What is asked =
Scan the lines below for the string "this" and copy every one that has it.

━━━

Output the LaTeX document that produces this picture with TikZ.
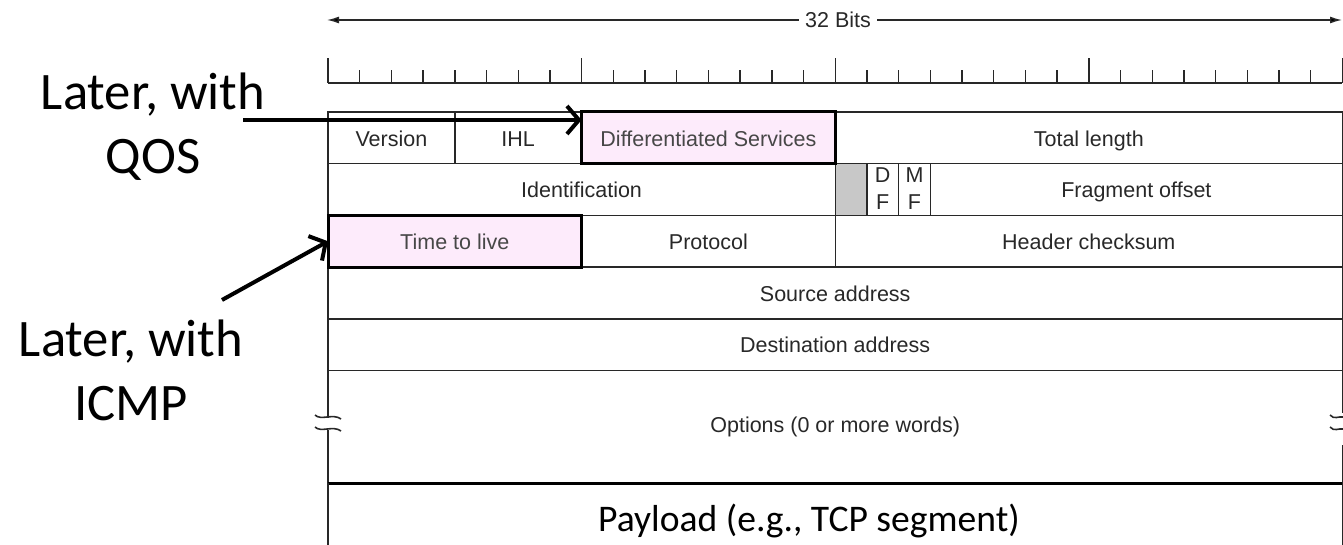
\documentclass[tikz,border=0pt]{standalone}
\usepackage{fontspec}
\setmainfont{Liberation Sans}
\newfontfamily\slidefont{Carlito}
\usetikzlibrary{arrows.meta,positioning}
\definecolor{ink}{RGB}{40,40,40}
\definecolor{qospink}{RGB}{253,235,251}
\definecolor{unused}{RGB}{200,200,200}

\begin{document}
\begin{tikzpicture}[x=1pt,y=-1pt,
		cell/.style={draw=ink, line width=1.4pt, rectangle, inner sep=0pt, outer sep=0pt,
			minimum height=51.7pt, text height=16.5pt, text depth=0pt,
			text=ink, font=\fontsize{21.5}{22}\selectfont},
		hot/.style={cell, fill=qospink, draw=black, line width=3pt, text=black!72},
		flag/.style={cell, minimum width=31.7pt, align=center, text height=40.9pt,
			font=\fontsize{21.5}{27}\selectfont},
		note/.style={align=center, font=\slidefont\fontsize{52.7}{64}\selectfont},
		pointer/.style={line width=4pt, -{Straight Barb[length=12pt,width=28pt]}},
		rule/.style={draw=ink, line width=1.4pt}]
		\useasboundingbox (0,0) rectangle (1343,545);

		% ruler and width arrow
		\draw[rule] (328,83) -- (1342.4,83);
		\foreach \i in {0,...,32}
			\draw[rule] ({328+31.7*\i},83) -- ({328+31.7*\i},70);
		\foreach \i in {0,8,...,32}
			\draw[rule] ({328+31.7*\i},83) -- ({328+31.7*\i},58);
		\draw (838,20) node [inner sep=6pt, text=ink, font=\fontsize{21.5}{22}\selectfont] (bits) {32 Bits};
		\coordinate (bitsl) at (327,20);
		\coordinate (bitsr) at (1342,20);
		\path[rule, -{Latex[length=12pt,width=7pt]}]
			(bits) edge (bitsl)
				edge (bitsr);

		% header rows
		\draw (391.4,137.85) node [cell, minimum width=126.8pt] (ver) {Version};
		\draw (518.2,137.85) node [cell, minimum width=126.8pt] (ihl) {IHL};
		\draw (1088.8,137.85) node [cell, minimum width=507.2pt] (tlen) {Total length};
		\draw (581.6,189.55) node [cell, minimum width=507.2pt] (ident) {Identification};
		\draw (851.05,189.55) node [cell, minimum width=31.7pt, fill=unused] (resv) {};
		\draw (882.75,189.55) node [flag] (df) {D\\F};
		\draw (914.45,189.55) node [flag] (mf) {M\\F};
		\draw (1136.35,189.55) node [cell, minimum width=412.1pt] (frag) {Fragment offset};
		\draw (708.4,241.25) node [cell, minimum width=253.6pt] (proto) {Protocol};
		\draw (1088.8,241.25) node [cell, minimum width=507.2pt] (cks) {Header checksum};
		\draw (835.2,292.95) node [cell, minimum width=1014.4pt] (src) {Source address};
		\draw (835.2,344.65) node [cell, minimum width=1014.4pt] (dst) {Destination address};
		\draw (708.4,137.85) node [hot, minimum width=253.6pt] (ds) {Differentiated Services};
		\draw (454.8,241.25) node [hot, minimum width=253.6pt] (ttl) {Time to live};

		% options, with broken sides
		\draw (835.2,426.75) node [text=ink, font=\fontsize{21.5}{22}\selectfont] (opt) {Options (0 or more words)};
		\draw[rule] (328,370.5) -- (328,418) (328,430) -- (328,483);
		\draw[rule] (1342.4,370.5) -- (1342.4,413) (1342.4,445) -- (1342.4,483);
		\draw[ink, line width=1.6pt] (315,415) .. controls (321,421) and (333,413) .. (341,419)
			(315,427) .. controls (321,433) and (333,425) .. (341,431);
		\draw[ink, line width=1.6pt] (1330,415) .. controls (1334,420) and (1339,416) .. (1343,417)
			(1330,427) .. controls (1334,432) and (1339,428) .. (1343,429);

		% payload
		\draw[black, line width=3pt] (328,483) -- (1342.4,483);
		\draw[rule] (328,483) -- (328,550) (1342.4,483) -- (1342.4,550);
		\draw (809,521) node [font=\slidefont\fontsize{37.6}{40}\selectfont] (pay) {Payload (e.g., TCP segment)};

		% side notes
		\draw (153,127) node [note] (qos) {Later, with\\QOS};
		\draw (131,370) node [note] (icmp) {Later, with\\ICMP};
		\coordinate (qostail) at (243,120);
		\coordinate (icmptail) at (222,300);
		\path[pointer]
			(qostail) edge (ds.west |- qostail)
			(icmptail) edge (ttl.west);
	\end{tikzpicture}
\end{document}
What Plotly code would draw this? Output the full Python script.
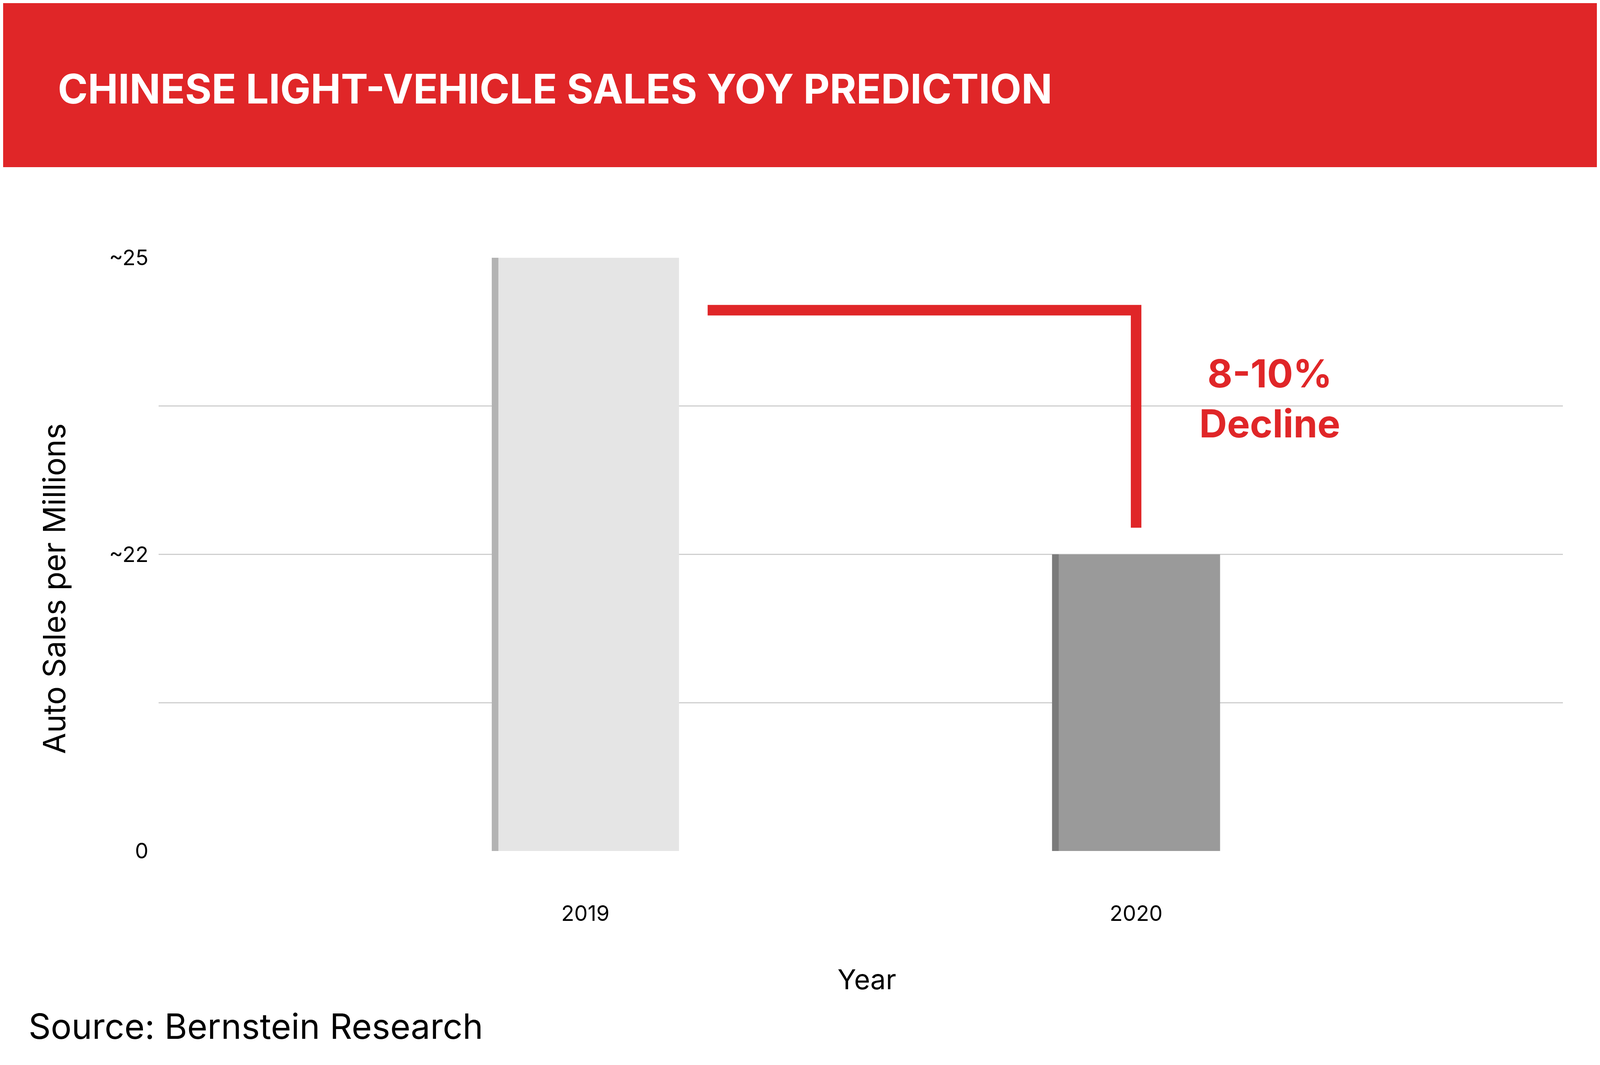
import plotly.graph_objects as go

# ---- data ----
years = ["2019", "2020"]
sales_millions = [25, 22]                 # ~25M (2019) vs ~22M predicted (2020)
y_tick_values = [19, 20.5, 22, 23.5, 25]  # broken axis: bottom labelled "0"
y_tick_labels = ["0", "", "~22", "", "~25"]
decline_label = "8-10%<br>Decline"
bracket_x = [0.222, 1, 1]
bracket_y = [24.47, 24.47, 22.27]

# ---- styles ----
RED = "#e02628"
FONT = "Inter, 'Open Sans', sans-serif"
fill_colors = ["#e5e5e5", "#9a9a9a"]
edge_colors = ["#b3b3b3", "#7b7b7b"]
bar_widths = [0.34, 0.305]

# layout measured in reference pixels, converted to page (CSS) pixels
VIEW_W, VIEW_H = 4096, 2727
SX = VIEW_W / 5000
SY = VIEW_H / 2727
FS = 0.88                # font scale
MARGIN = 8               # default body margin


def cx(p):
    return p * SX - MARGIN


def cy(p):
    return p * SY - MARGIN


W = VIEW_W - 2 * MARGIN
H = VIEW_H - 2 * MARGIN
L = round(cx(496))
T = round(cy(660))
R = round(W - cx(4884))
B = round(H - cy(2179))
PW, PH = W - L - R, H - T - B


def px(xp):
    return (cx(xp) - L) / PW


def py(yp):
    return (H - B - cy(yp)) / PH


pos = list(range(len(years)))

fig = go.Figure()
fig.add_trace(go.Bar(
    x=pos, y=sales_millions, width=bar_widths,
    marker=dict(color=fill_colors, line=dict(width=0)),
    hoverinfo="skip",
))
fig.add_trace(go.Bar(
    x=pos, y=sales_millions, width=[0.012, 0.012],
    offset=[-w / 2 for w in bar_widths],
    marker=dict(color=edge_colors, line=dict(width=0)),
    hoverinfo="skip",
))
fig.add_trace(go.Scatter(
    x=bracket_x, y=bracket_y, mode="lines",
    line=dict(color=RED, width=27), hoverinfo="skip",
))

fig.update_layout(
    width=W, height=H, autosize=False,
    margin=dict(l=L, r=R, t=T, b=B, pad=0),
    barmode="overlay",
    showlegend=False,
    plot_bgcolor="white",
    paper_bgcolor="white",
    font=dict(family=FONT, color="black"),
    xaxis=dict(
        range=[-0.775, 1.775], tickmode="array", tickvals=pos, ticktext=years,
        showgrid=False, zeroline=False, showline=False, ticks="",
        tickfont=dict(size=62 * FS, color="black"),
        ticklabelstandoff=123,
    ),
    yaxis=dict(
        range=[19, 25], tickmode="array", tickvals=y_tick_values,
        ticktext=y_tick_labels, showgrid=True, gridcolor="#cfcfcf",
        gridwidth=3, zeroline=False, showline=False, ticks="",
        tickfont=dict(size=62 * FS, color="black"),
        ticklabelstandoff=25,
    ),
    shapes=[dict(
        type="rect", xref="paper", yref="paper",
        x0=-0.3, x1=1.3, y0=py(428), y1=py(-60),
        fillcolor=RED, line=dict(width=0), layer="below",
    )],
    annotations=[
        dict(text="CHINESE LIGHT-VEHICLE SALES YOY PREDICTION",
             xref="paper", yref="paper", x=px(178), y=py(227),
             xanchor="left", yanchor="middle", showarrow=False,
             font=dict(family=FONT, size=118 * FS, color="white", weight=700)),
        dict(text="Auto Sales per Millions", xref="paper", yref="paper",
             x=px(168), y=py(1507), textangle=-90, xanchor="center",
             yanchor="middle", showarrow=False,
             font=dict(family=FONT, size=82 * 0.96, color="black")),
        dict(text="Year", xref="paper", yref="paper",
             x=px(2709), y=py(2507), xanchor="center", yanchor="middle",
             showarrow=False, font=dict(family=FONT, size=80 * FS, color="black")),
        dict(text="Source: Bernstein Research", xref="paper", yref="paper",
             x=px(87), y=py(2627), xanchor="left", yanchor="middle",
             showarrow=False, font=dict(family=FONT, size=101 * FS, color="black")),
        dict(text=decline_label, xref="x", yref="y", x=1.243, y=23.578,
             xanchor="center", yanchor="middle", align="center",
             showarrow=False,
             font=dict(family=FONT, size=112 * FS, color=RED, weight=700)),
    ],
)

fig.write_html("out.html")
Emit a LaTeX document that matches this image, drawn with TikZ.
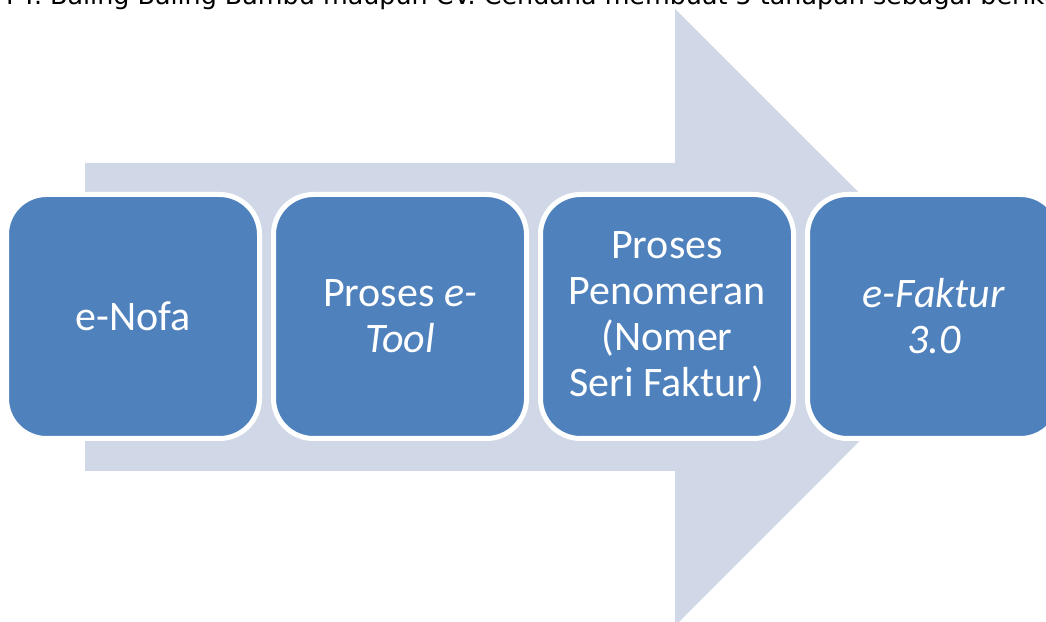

━━━

Answer to the task =
Output the LaTeX document that produces this picture with TikZ.
What Plotly code would draw this? Output the full Python script.
Emit a LaTeX document that matches this image, drawn with TikZ.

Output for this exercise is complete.